Rabu, 22 April 2009

valas dan keadaan jiwa

Tentang jual beli valas dengan tujuan mencari keuntungan atas naik turunnya nilai mata uang dalam apa yang aku baca jelas adalah haram. Menurut fatwa MUI demikian, juga menurut Dr. Setiawan Budi Utomo pakar dalam Piqh kontemporer. Yang saya pahami, sebab keharamannya adalah pada niat, dan adanya laverage, kemudian tidak adanya yadan bi yadin, atau pindah tangan barang secara langsung yang merupakan syarat jual beli dalam Islam. Adapun unsur gamblingnya sebenarnya bisa diabaikan karena naik turun mata uang itu sesungguhnya bisa diprediksi dengan menggunakan teknikal indikator yang presisinya mencapai 70% katanya dan untuk memastikan yang 30%nya bisa menggunakan fundamental analisis, kemudian apabila prediksi dengan dua analisa itu gagal masih bisa dilakukan hadging untuk melindungi uang dari kerugian yang terlalu besar.

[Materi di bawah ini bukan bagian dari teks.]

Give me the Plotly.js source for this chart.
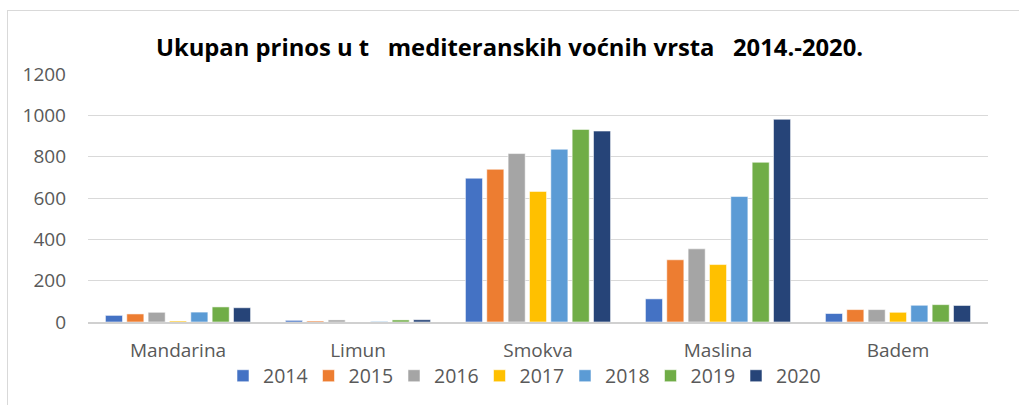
<!DOCTYPE html>
<html>
<head>
<meta charset="utf-8">
<script src="https://cdn.plot.ly/plotly-3.0.1.min.js"></script>
<style>
html,body{margin:0;padding:0;background:#fff;}
#wrap{position:relative;width:1019px;height:405px;overflow:hidden;}
#chart{width:1019px;height:405px;}
#frame{position:absolute;left:7px;top:10px;width:1100px;height:500px;border-left:1.5px solid #d9d9d9;border-top:1.5px solid #d9d9d9;pointer-events:none;}
</style>
</head>
<body>
<div id="wrap"><div id="chart"></div><div id="frame"></div></div>
<script>
const categories = ["Mandarina", "Limun", "Smokva", "Maslina", "Badem"];
const years = ["2014", "2015", "2016", "2017", "2018", "2019", "2020"];
const v2014 = [32, 8, 696, 112, 41];
const v2015 = [39, 5, 739, 301, 60];
const v2016 = [47, 10, 815, 354, 60];
const v2017 = [5, 0, 632, 278, 47];
const v2018 = [48, 3, 836, 607, 81];
const v2019 = [73, 10, 932, 773, 84];
const v2020 = [69, 11, 924, 981, 80];
const yTicks = [0, 200, 400, 600, 800, 1000, 1200];
const titleText = "Ukupan prinos u t&nbsp;&nbsp; mediteranskih voćnih vrsta&nbsp;&nbsp; 2014.-2020.";

const series = [v2014, v2015, v2016, v2017, v2018, v2019, v2020];
const colors = ["#4472C4", "#ED7D31", "#A5A5A5", "#FFC000", "#5B9BD5", "#70AD47", "#264478"];

const traces = series.map((vals, i) => ({
  type: "bar",
  name: years[i],
  x: categories,
  y: vals,
  marker: { color: colors[i], line: { color: "rgba(255,255,255,0.55)", width: 1 } },
  hoverinfo: "x+y+name"
}));
// empty spacer entry so the last legend label is not clipped
traces.push({
  type: "scatter", mode: "markers", name: " ",
  x: [null], y: [null],
  marker: { color: "rgba(0,0,0,0)", size: 1 },
  hoverinfo: "skip"
});

const layout = {
  width: 1019, height: 405,
  margin: { l: 88, r: 31, t: 74, b: 83, pad: 0, autoexpand: false },
  paper_bgcolor: "rgba(0,0,0,0)",
  plot_bgcolor: "#fff",
  font: { family: "Open Sans, sans-serif", color: "#595959" },
  title: {
    text: titleText,
    font: { family: "Open Sans, sans-serif", size: 23.8, color: "#000", weight: "bold" },
    x: 0.5, xanchor: "center", xref: "container",
    y: 1 - 48 / 405, yanchor: "middle", yref: "container"
  },
  barmode: "group",
  bargap: 0.17,
  bargroupgap: 0.2,
  xaxis: {
    type: "category",
    showgrid: false,
    showline: true, linecolor: "#d0d0d0", linewidth: 1.5,
    ticks: "",
    tickfont: { size: 19, color: "#595959" },
    ticklabelstandoff: 11,
    automargin: false,
    fixedrange: true
  },
  yaxis: {
    range: [0, 1200],
    tickvals: yTicks,
    ticktext: yTicks.map(String),
    showgrid: true, gridcolor: "#d9d9d9", gridwidth: 1,
    zeroline: false, showline: false, ticks: "",
    tickfont: { size: 19, color: "#595959" },
    ticklabelstandoff: 21,
    automargin: false,
    fixedrange: true
  },
  showlegend: true,
  legend: {
    orientation: "h",
    x: 0.150, xanchor: "left",
    y: -0.218, yanchor: "middle",
    font: { size: 19.5, color: "#595959" },
    itemwidth: 30,
    entrywidth: 40.5, entrywidthmode: "pixels",
    traceorder: "normal",
    bgcolor: "rgba(0,0,0,0)"
  }
};

Plotly.newPlot("chart", traces, layout, { displayModeBar: false, staticPlot: true });
</script>
</body>
</html>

Hal ini beda dengan judi.

Makanya hati saya terasa berbeda bila saya iseng melakukan transaksi valas, merasa tak tenang dan shalat menjadi hambar. Yang membuat saya masih iseng melakukannya adalah fatwa guru besar ilmu syari’ah IAIN Juhaya S. Praja yang mengatakan bahwa main valas ini halal karena termasuk bentuk jual beli yang tidak ada keputusannya di dalam Islam sehingga masuk kedalam masalah ijtihadiiyah, berdasarkan hitungan maslahat madarat kemudian pak Juhaya menyatakan hal ini sebagai halal. Hati saya memang tetap tak mau mengambil fatwa ini. Saya menilai keharamannya lebih nampak dan lebih berkenan daripada pendapat yang mengatakan halal, apalagi MUI sebagai lembaga tempat ngumpulnya ulama dengan tegas mengatakan haram. Wallahu alam. Suatu kelalaian berakibat buruku pada jiwa, menutupi jiwa dari rahmat dan kenikmatan dalam beribadah.

Guru Sejati

Aku memohon kepada Allah untuk dipertemukan dengan guru sejati yang dengan tulus hati mau membimbing aku untuk berjalan kepada-Nya.

Tetapi apa yang aku inginkan ini hanyalah diberikan kepada orang yang sungguh-sungguh. Orang sering mengatakan ingin ini dan itu, tetapi saat dihadapkan pada rintangan yang menghalanginya dari keinginan itu, ia mundur. Yang seperti ini apakah kita namai “ingin”.

Pertemuan dengan Mursyid yang memiliki akhlaq Nabi dan Ma’rifat kepada Allah adalah nikmat yang sangat besar, pertemuan itu adalah kunci terbukanya hidayah, pertemuan itu adalah seperti pertemuan seorang pengembara yang tersesat dengan seseorang yang mengetahui jalan untuk pulang. Dan hanya dengan ibadah dan do’a kepada Allah kiranya aku bisa mendapatkan karunia ini. Sebab orang yang tidak bersungguh-sungguh beribadah tentu tidak akan mampu melaksanakan tuntunan-tuntunan sang guru. bila tidak akan mampu apa gunanya pertemuan itu terjadi?

Dan sang guru memang tidak akan didatangkan kepada orang yang tidak mampu mengikutinya, bila aku sudah mampu Allah pasti akan mendatangkan guru itu kepadaku.